*Collected data:*
■ ■ ■ ■ ■ ■ ■
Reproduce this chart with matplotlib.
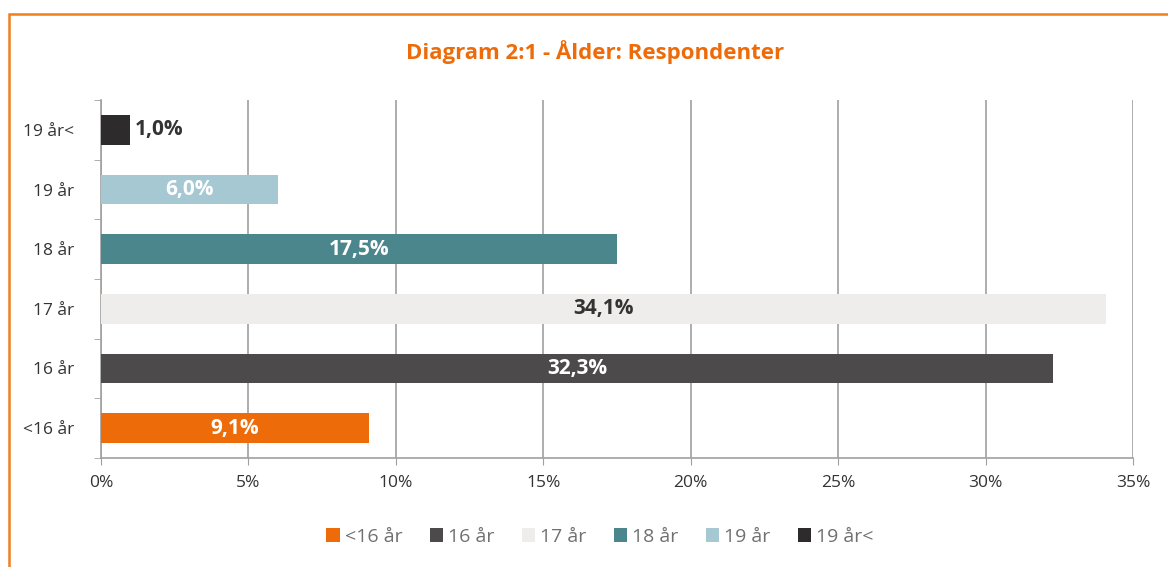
import matplotlib
matplotlib.use("Agg")
import matplotlib.pyplot as plt
from matplotlib.patches import Rectangle, Patch
from matplotlib.ticker import FixedLocator, PercentFormatter

plt.rcParams['font.family'] = ['Open Sans', 'DejaVu Sans']

categories = ['<16 år', '16 år', '17 år', '18 år', '19 år', '19 år<']
values = [9.1, 32.3, 34.1, 17.5, 6.0, 1.0]
labels = ['9,1%', '32,3%', '34,1%', '17,5%', '6,0%', '1,0%']
colors = ['#EE6B09', '#4D4A4B', '#EEEDEB', '#4A868B', '#A5C8D3', '#2D2B2C']
label_colors = ['white', 'white', '#333333', 'white', 'white', '#333333']
xticks = [0, 5, 10, 15, 20, 25, 30, 35]

fig = plt.figure(figsize=(11.68, 5.67), dpi=100)
ax = fig.add_axes([101/1168, 1-458/567, (1133-101)/1168, (458-100)/567])

# orange frame (only left & top visible in the crop)
fig.patches.append(Rectangle((9/1168, -0.1), 1.2, 0.1+1-14/567, transform=fig.transFigure,
                             fill=False, edgecolor='#F07F1E', linewidth=1.8))

y = list(range(len(categories)))
ax.barh(y, values, height=0.5, color=colors, zorder=3)

for i, (v, lab) in enumerate(zip(values, labels)):
    if v < 3:
        ax.text(v + 0.15, i, lab, ha='left', va='center', fontsize=15, fontweight='bold',
                color=label_colors[i], zorder=4)
    else:
        ax.text(v/2, i, lab, ha='center', va='center', fontsize=15, fontweight='bold',
                color=label_colors[i], zorder=4)

ax.set_xlim(0, 35)
ax.set_ylim(-0.5, len(categories) - 0.5)
ax.set_xticks(xticks)
ax.xaxis.set_major_formatter(PercentFormatter(decimals=0))
ax.set_yticks(y)
ax.set_yticklabels(categories)
ax.yaxis.set_minor_locator(FixedLocator([i - 0.5 for i in range(len(categories) + 1)]))
ax.tick_params(axis='y', which='major', length=0, pad=19, labelsize=12.5, colors='#333333')
ax.tick_params(axis='y', which='minor', length=5, color='#A0A0A0', direction='out')
ax.tick_params(axis='x', which='major', length=5, color='#A0A0A0', labelsize=12.5,
               labelcolor='#333333', pad=7)

ax.grid(axis='x', color='#A0A0A0', linewidth=1.2, zorder=0)
for s in ['top', 'right']:
    ax.spines[s].set_visible(False)
for s in ['left', 'bottom']:
    ax.spines[s].set_color('#A0A0A0')
    ax.spines[s].set_linewidth(1.2)

fig.text(595/1168, 1-52/567, 'Diagram 2:1 - Ålder: Respondenter', ha='center', va='center',
         fontsize=16, fontweight='bold', color='#EE6B09')

handles = [Patch(facecolor=c, edgecolor='none') for c in colors]
leg = fig.legend(handles, categories, loc='center', bbox_to_anchor=(600/1168, 1-537/567),
                 ncol=6, frameon=False, fontsize=14, handlelength=0.7, handleheight=0.7,
                 handletextpad=0.25, columnspacing=1.4)
for t in leg.get_texts():
    t.set_color('#707070')

fig.savefig('out.png', dpi=100)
■ ■ ■ ■ ■ ■ ■
*Stated problem:* Skip every picture and return the lines above from the top through the one that contains "1-458/567, (1133-101)/1168, (458-100)/567])".

*Solution to the exercise:*
Reproduce this chart with matplotlib.
import matplotlib
matplotlib.use("Agg")
import matplotlib.pyplot as plt
from matplotlib.patches import Rectangle, Patch
from matplotlib.ticker import FixedLocator, PercentFormatter

plt.rcParams['font.family'] = ['Open Sans', 'DejaVu Sans']

categories = ['<16 år', '16 år', '17 år', '18 år', '19 år', '19 år<']
values = [9.1, 32.3, 34.1, 17.5, 6.0, 1.0]
labels = ['9,1%', '32,3%', '34,1%', '17,5%', '6,0%', '1,0%']
colors = ['#EE6B09', '#4D4A4B', '#EEEDEB', '#4A868B', '#A5C8D3', '#2D2B2C']
label_colors = ['white', 'white', '#333333', 'white', 'white', '#333333']
xticks = [0, 5, 10, 15, 20, 25, 30, 35]

fig = plt.figure(figsize=(11.68, 5.67), dpi=100)
ax = fig.add_axes([101/1168, 1-458/567, (1133-101)/1168, (458-100)/567])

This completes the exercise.